What is expected: Restate the records below word for word, and omit the images they hold.

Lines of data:
* Start *
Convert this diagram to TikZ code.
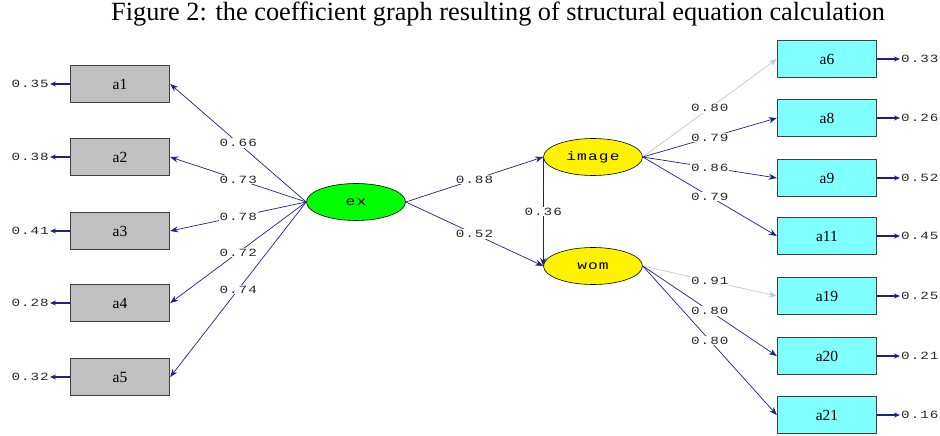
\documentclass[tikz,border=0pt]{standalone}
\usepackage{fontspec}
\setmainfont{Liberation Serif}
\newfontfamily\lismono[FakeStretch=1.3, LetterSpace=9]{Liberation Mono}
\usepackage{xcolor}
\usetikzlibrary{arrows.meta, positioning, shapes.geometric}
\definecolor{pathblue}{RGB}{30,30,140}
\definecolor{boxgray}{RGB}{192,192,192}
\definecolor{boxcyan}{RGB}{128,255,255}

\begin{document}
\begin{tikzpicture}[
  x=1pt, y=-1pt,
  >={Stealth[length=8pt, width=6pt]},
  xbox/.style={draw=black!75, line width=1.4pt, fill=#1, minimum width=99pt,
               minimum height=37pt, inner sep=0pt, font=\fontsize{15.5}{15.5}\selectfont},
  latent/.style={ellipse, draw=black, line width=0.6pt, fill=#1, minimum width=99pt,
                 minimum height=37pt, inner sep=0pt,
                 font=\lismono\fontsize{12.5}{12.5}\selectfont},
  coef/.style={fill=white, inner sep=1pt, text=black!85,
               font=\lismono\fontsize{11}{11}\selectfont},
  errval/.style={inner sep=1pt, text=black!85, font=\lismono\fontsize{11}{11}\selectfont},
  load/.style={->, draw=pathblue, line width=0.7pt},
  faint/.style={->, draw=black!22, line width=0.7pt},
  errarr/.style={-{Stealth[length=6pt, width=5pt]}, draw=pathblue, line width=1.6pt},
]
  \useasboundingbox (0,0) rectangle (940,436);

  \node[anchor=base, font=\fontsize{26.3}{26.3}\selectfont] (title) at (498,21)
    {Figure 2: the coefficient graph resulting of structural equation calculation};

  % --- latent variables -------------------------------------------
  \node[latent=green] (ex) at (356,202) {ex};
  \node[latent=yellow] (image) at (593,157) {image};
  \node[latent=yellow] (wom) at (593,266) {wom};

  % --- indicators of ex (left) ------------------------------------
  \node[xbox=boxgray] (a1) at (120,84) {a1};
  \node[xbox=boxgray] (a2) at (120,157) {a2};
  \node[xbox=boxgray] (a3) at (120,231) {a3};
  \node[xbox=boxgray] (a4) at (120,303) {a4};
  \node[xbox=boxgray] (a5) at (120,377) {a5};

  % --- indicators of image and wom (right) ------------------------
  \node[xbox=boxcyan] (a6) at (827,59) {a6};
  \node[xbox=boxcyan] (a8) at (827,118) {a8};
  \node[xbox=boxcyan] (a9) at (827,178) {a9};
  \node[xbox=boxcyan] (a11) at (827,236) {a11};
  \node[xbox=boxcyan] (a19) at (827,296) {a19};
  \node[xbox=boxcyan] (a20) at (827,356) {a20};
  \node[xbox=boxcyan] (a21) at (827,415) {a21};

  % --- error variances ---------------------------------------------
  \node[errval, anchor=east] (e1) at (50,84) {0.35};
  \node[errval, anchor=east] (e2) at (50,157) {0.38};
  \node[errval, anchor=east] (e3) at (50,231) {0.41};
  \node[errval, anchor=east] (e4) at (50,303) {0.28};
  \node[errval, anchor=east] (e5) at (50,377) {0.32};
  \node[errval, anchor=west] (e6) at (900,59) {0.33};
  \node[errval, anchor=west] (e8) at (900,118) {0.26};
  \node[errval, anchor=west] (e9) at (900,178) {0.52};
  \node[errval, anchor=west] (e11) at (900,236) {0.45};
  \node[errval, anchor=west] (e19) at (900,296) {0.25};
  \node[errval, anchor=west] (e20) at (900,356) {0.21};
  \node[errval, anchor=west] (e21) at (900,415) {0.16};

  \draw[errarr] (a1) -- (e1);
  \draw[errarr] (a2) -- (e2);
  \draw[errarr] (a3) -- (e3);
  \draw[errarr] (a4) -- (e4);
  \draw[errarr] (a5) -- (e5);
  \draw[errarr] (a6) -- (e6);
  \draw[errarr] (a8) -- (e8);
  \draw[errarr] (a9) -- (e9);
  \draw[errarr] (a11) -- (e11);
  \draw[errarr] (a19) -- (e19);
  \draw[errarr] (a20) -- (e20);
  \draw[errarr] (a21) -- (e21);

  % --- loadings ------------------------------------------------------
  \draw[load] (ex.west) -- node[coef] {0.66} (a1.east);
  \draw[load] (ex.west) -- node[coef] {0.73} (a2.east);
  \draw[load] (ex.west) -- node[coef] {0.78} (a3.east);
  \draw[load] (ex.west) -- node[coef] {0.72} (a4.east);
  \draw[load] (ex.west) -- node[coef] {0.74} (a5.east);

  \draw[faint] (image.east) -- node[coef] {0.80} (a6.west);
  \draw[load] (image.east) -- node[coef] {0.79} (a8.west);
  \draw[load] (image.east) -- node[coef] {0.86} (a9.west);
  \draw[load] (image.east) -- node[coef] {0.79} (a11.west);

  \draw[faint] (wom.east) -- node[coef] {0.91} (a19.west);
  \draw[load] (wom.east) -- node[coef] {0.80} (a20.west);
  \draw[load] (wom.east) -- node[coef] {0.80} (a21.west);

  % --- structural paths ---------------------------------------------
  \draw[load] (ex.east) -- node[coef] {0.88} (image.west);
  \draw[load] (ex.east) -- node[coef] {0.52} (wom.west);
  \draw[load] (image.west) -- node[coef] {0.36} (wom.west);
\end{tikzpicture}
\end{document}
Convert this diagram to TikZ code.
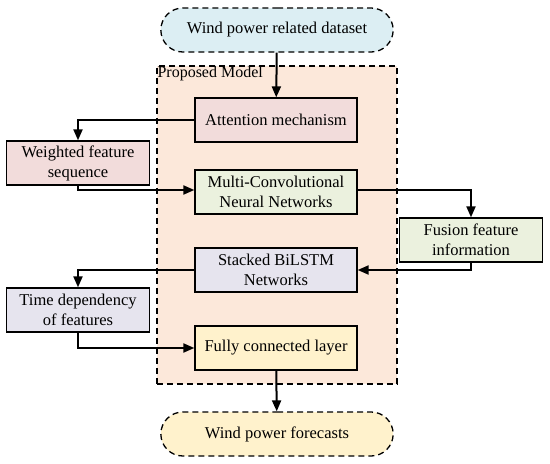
* End *
Worked solution:
Convert this diagram to TikZ code.
\documentclass[tikz,border=0pt]{standalone}
\usepackage{fontspec}
\setmainfont{Liberation Serif}
\newfontfamily\lismono[FakeStretch=1.3, LetterSpace=9]{Liberation Mono}
\usepackage{xcolor}
\usetikzlibrary{arrows.meta, positioning, shapes.geometric}
\definecolor{pathblue}{RGB}{30,30,140}
\definecolor{boxgray}{RGB}{192,192,192}
\definecolor{boxcyan}{RGB}{128,255,255}

\begin{document}
\begin{tikzpicture}[
  x=1pt, y=-1pt,
  >={Stealth[length=8pt, width=6pt]},
  xbox/.style={draw=black!75, line width=1.4pt, fill=#1, minimum width=99pt,
               minimum height=37pt, inner sep=0pt, font=\fontsize{15.5}{15.5}\selectfont},
  latent/.style={ellipse, draw=black, line width=0.6pt, fill=#1, minimum width=99pt,
                 minimum height=37pt, inner sep=0pt,
                 font=\lismono\fontsize{12.5}{12.5}\selectfont},
  coef/.style={fill=white, inner sep=1pt, text=black!85,
               font=\lismono\fontsize{11}{11}\selectfont},
  errval/.style={inner sep=1pt, text=black!85, font=\lismono\fontsize{11}{11}\selectfont},
  load/.style={->, draw=pathblue, line width=0.7pt},
  faint/.style={->, draw=black!22, line width=0.7pt},
  errarr/.style={-{Stealth[length=6pt, width=5pt]}, draw=pathblue, line width=1.6pt},
]
  \useasboundingbox (0,0) rectangle (940,436);

  \node[anchor=base, font=\fontsize{26.3}{26.3}\selectfont] (title) at (498,21)
    {Figure 2: the coefficient graph resulting of structural equation calculation};

  % --- latent variables -------------------------------------------
  \node[latent=green] (ex) at (356,202) {ex};
  \node[latent=yellow] (image) at (593,157) {image};
  \node[latent=yellow] (wom) at (593,266) {wom};

  % --- indicators of ex (left) ------------------------------------
  \node[xbox=boxgray] (a1) at (120,84) {a1};
  \node[xbox=boxgray] (a2) at (120,157) {a2};
  \node[xbox=boxgray] (a3) at (120,231) {a3};
  \node[xbox=boxgray] (a4) at (120,303) {a4};
  \node[xbox=boxgray] (a5) at (120,377) {a5};

  % --- indicators of image and wom (right) ------------------------
  \node[xbox=boxcyan] (a6) at (827,59) {a6};
  \node[xbox=boxcyan] (a8) at (827,118) {a8};
  \node[xbox=boxcyan] (a9) at (827,178) {a9};
  \node[xbox=boxcyan] (a11) at (827,236) {a11};
  \node[xbox=boxcyan] (a19) at (827,296) {a19};
  \node[xbox=boxcyan] (a20) at (827,356) {a20};
  \node[xbox=boxcyan] (a21) at (827,415) {a21};

  % --- error variances ---------------------------------------------
  \node[errval, anchor=east] (e1) at (50,84) {0.35};
  \node[errval, anchor=east] (e2) at (50,157) {0.38};
  \node[errval, anchor=east] (e3) at (50,231) {0.41};
  \node[errval, anchor=east] (e4) at (50,303) {0.28};
  \node[errval, anchor=east] (e5) at (50,377) {0.32};
  \node[errval, anchor=west] (e6) at (900,59) {0.33};
  \node[errval, anchor=west] (e8) at (900,118) {0.26};
  \node[errval, anchor=west] (e9) at (900,178) {0.52};
  \node[errval, anchor=west] (e11) at (900,236) {0.45};
  \node[errval, anchor=west] (e19) at (900,296) {0.25};
  \node[errval, anchor=west] (e20) at (900,356) {0.21};
  \node[errval, anchor=west] (e21) at (900,415) {0.16};

  \draw[errarr] (a1) -- (e1);
  \draw[errarr] (a2) -- (e2);
  \draw[errarr] (a3) -- (e3);
  \draw[errarr] (a4) -- (e4);
  \draw[errarr] (a5) -- (e5);
  \draw[errarr] (a6) -- (e6);
  \draw[errarr] (a8) -- (e8);
  \draw[errarr] (a9) -- (e9);
  \draw[errarr] (a11) -- (e11);
  \draw[errarr] (a19) -- (e19);
  \draw[errarr] (a20) -- (e20);
  \draw[errarr] (a21) -- (e21);

  % --- loadings ------------------------------------------------------
  \draw[load] (ex.west) -- node[coef] {0.66} (a1.east);
  \draw[load] (ex.west) -- node[coef] {0.73} (a2.east);
  \draw[load] (ex.west) -- node[coef] {0.78} (a3.east);
  \draw[load] (ex.west) -- node[coef] {0.72} (a4.east);
  \draw[load] (ex.west) -- node[coef] {0.74} (a5.east);

  \draw[faint] (image.east) -- node[coef] {0.80} (a6.west);
  \draw[load] (image.east) -- node[coef] {0.79} (a8.west);
  \draw[load] (image.east) -- node[coef] {0.86} (a9.west);
  \draw[load] (image.east) -- node[coef] {0.79} (a11.west);

  \draw[faint] (wom.east) -- node[coef] {0.91} (a19.west);
  \draw[load] (wom.east) -- node[coef] {0.80} (a20.west);
  \draw[load] (wom.east) -- node[coef] {0.80} (a21.west);

  % --- structural paths ---------------------------------------------
  \draw[load] (ex.east) -- node[coef] {0.88} (image.west);
  \draw[load] (ex.east) -- node[coef] {0.52} (wom.west);
  \draw[load] (image.west) -- node[coef] {0.36} (wom.west);
\end{tikzpicture}
\end{document}
Convert this diagram to TikZ code.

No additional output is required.